Furthermore, AI servers demand reliability standards far beyond those of consumer electronics. Any boot failure or firmware corruption can halt an entire compute cluster, incurring significant operational losses. Consequently, NOR Flash used in data centers must meet stringent verification standards regarding failure rate (DPPM), endurance, and data retention under high-temperature conditions. These high-reliability requirements have transformed NOR Flash from a simple boot component into a strategic element that ensures system stability and security. With the adoption of more frequent firmware updates and multi-version management in AI systems, the read/write cycle endurance and data integrity verification of NOR Flash become increasingly critical. 

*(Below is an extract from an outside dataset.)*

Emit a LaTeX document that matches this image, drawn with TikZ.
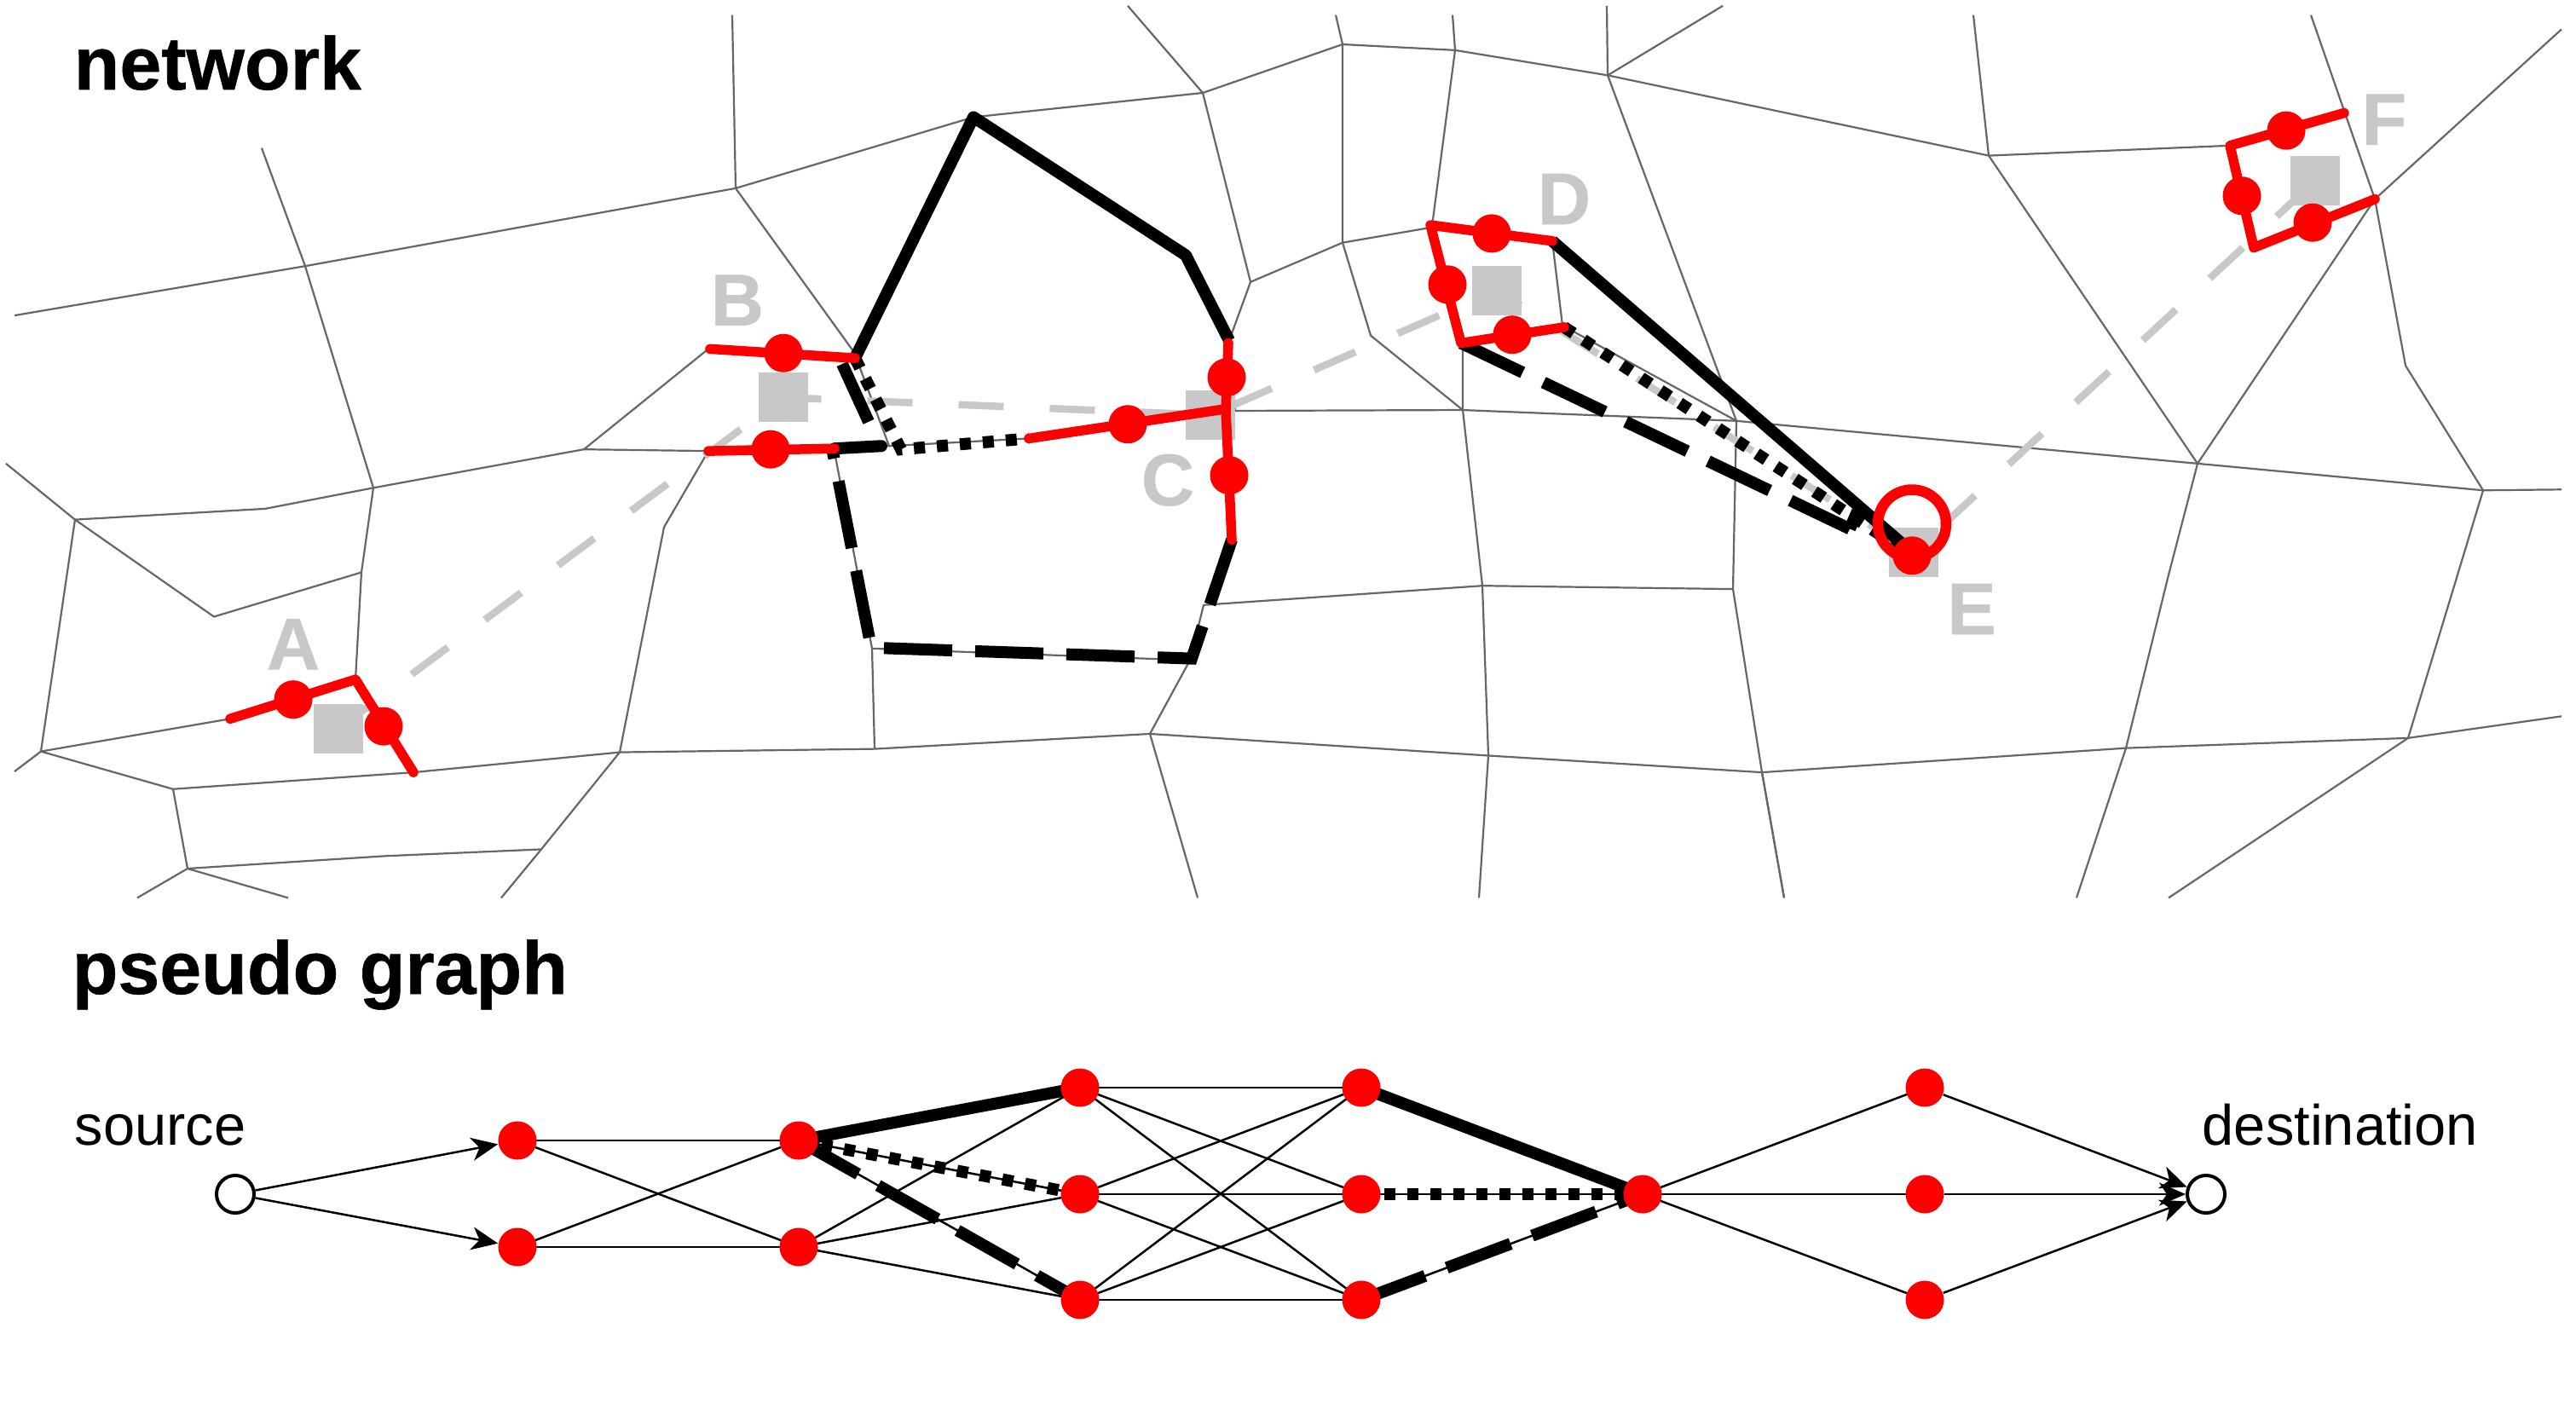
\documentclass[tikz,border=0pt]{standalone}
\usepackage{fontspec}
\setmainfont{Liberation Sans}
\newfontfamily\heavyfont[FakeBold=0.6]{Liberation Sans Bold}
\usetikzlibrary{arrows.meta,backgrounds}
\definecolor{netgray}{HTML}{666666}
\definecolor{lightg}{HTML}{C8C8C8}
\tikzset{
  grid/.style={draw=netgray,line width=.022cm,line join=round},
  route/.style={draw=lightg,line width=.085cm,dash pattern=on .53cm off .54cm},
  square/.style={fill=lightg,inner sep=0pt,minimum size=.58cm,shape=rectangle},
  letter/.style={text=lightg,font=\fontsize{24.5}{28}\selectfont\heavyfont,anchor=base,inner sep=0pt},
  title/.style={font=\fontsize{25}{30}\selectfont\heavyfont,anchor=base west,inner sep=0pt},
  plain/.style={font=\fontsize{19}{22}\selectfont,anchor=base west,inner sep=0pt},
  redline/.style={draw=red,line width=.115cm,line cap=round,line join=round},
  reddot/.style={circle,fill=red,inner sep=0pt,minimum size=.45cm},
  blacksolid/.style={draw=black,line width=.14cm,line join=round},
  blackdash/.style={draw=black,line width=.14cm,dash pattern=on .8cm off .27cm},
  blackdot/.style={draw=black,line width=.14cm,dash pattern=on .13cm off .14cm},
  thinedge/.style={draw=black,line width=.025cm},
  arrowedge/.style={draw=black,line width=.025cm,-{Stealth[length=.31cm,width=.27cm,inset=.09cm]}},
  opennode/.style={circle,draw=black,fill=white,line width=.04cm,inner sep=0pt,minimum size=.44cm}
}
\begin{document}
\begin{tikzpicture}[x=.01cm,y=-.01cm]
\useasboundingbox (0,0) rectangle (3022,1646);
\node[title] (tnet) at (86,105) {network};
\node[title] (tpg) at (84,1166) {pseudo graph};
\node[plain] (tsrc) at (87,1343) {source};
\node[plain] (tdst) at (2583,1343) {destination};
\begin{scope}[y=-.009817cm]
% street network
\draw[grid] (859,18) -- (863,225) -- (1142,140) -- (1411,111) -- (1575,53) -- (1707,60) -- (1886,90) -- (2333,186) -- (2616,174);
\draw[grid] (17,377) -- (358,318) -- (863,225) -- (1002,421) -- (1043,533) -- (1207,524) -- (1438,491) -- (1716,490) -- (2037,503) -- (2578,554) -- (2913,586) -- (3005,585);
\draw[grid] (307,177) -- (358,318) -- (438,583) -- (424,684) -- (417,812);
\draw[grid] (7,554) -- (88,621) -- (251,737) -- (424,684);
\draw[grid] (88,621) -- (311,608) -- (438,583) -- (685,537) -- (831,539) -- (1043,533);
\draw[grid] (685,537) -- (831,417);
\draw[grid] (88,621) -- (48,898) -- (270,859);
\draw[grid] (17,922) -- (48,898) -- (203,943) -- (485,923) -- (727,899) -- (1026,895) -- (1349,877) -- (1746,903) -- (2067,923) -- (2494,894) -- (2825,882) -- (3005,856);
\draw[grid] (203,943) -- (220,1038) -- (452,1023) -- (635,1015);
\draw[grid] (161,1073) -- (220,1038) -- (338,1073);
\draw[grid] (588,1073) -- (635,1015) -- (727,899) -- (779,630) -- (831,539);
\draw[grid] (1323,7) -- (1411,111) -- (1467,337) -- (1442,407) -- (1449,490);
\draw[grid] (1567,18) -- (1575,53) -- (1575,290) -- (1467,337);
\draw[grid] (1704,18) -- (1707,60) -- (1680,270);
\draw[grid] (1885,7) -- (1886,90) -- (2037,503);
\draw[grid] (2021,7) -- (1886,90);
\draw[grid] (1575,290) -- (1678,272);
\draw[grid] (1575,290) -- (1608,401) -- (1716,490);
\draw[grid] (1821,288) -- (1833,389) -- (2037,503);
\draw[grid] (1716,414) -- (1716,490) -- (1739,700) -- (1746,903) -- (1735,1073);
\draw[grid] (1396,789) -- (1412,723) -- (1739,700) -- (2033,704) -- (2037,503);
\draw[grid] (2033,704) -- (2067,923) -- (2093,1073);
\draw[grid] (979,540) -- (1023,775) -- (1026,895);
\draw[grid] (1023,775) -- (1396,789) -- (1349,877) -- (1405,1073);
\draw[grid] (2315,18) -- (2333,186) -- (2578,554) -- (2786,238) -- (3005,35);
\draw[grid] (2711,18) -- (2786,238) -- (2822,437) -- (2913,586) -- (2825,882) -- (2544,1073);
\draw[grid] (2578,554) -- (2544,687) -- (2494,894) -- (2436,1073);
\draw[grid] (2067,923) -- (2093,1073);
% route between the points
\draw[route] (397,871) -- (919,475) -- (1420,496) -- (1756,347) -- (2245,660) -- (2716,216);
% points
\node[square] (sa) at (397,871) {};
\node[square] (sb) at (919,475) {};
\node[square] (sc) at (1420,496) {};
\node[square] (sd) at (1756,347) {};
\node[square] (se) at (2245,660) {};
\node[square] (sf) at (2716,216) {};
\node[letter] (la) at (344,800) {A};
\node[letter] (lb) at (865,389) {B};
\node[letter] (lc) at (1370,604) {C};
\node[letter] (ld) at (1835,268) {D};
\node[letter] (le) at (2313,758) {E};
\node[letter] (lf) at (2797,173) {F};
% black paths
\draw[blacksolid] (1003,428) -- (1142,140) -- (1391,305) -- (1442,407);
\draw[blacksolid] (1821,288) -- (2243,660);
\draw[blackdash] (1445,645) -- (1398,787) -- (1022,774) -- (977,540);
\draw[blackdash] (1714,410) -- (2170,632);
\draw[blacksolid] (2170,632) -- (2179,611);
\draw[blackdot] (1003,428) -- (1057,537) -- (1207,524);
\draw[blackdot] (1835,391) -- (2243,664);
\draw[blacksolid] (988,435) -- (1019,504);
\draw[blacksolid,line cap=round] (979,536) -- (1034,533);
% red paths
\draw[redline] (270,859) -- (417,812) -- (485,923);
\draw[redline] (833,417) -- (1003,428);
\draw[redline] (831,539) -- (979,536);
\draw[redline] (1441,410) -- (1438,490) -- (1445,645);
\draw[redline] (1207,524) -- (1436,489);
\draw[redline] (1821,288) -- (1678,269) -- (1714,410) -- (1835,391);
\draw[redline] (2750,135) -- (2616,174) -- (2644,296) -- (2786,238);
\node[circle,draw=red,line width=.125cm,inner sep=0pt,minimum size=.8cm] (ering) at (2243,626) {};
\foreach \n/\p in {a1/{344,836},a2/{450,868},b1/{919,422},b2/{904,537},c1/{1439,451},c2/{1442,568},c3/{1323,507},d1/{1750,279},d2/{1698,340},d3/{1774,400},e1/{2243,664},f1/{2682,156},f2/{2630,234},f3/{2713,266}}
  \node[reddot] (\n) at (\p) {};
\end{scope}
% pseudo graph
\node[opennode] (src) at (276,1401) {};
\node[opennode] (dst) at (2588,1401) {};
\foreach \n/\p in {p1/{607,1338},p2/{607,1463},q1/{937,1338},q2/{937,1463},r1/{1267,1276},r2/{1267,1401},r3/{1267,1525},s1/{1597,1276},s2/{1597,1401},s3/{1597,1525},t/{1927,1401},u1/{2258,1276},u2/{2258,1401},u3/{2258,1525}}
  \node[reddot] (\n) at (\p) {};
\begin{scope}[on background layer]
\foreach \a in {p1,p2} \foreach \b in {q1,q2} \draw[thinedge] (\a.center) -- (\b.center);
\foreach \a in {q1,q2} \foreach \b in {r1,r2,r3} \draw[thinedge] (\a.center) -- (\b.center);
\foreach \a in {r1,r2,r3} \foreach \b in {s1,s2,s3} \draw[thinedge] (\a.center) -- (\b.center);
\foreach \a in {s1,s2,s3} \draw[thinedge] (\a.center) -- (t.center);
\foreach \b in {u1,u2,u3} \draw[thinedge] (t.center) -- (\b.center);
\draw[blacksolid] (q1.center) -- (r1.center);
\draw[blackdot] (q1.center) -- (r2.center);
\draw[blackdash] (q1.center) -- (r3.center);
\draw[blacksolid] (s1.center) -- (t.center);
\draw[blackdot] (s2.center) -- (t.center);
\draw[blackdash] (s3.center) -- (t.center);
\end{scope}
\draw[arrowedge] (src) -- (p1);
\draw[arrowedge] (src) -- (p2);
\draw[arrowedge] (u1) -- (dst);
\draw[arrowedge] (u2) -- (dst);
\draw[arrowedge] (u3) -- (dst);
\end{tikzpicture}
\end{document}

From an industry structure perspective, this change has prompted a redivision of labor within the semiconductor supply chain. While eFlash was once a core integration capability for SoC vendors, moving storage functions to specialized memory suppliers in the context of AI and advanced process nodes improves overall efficiency. Logic design companies can focus on computation architectures and accelerator design, while memory vendors build technological barriers in high-reliability markets. Overall, the integration threshold in advanced process nodes has created new growth opportunities for external NOR Flash. The expanding AI server market drives demand for high-reliability non-volatile storage, establishing NOR Flash as an indispensable component in system management architectures and a key enabler of stable compute performance in the AI era.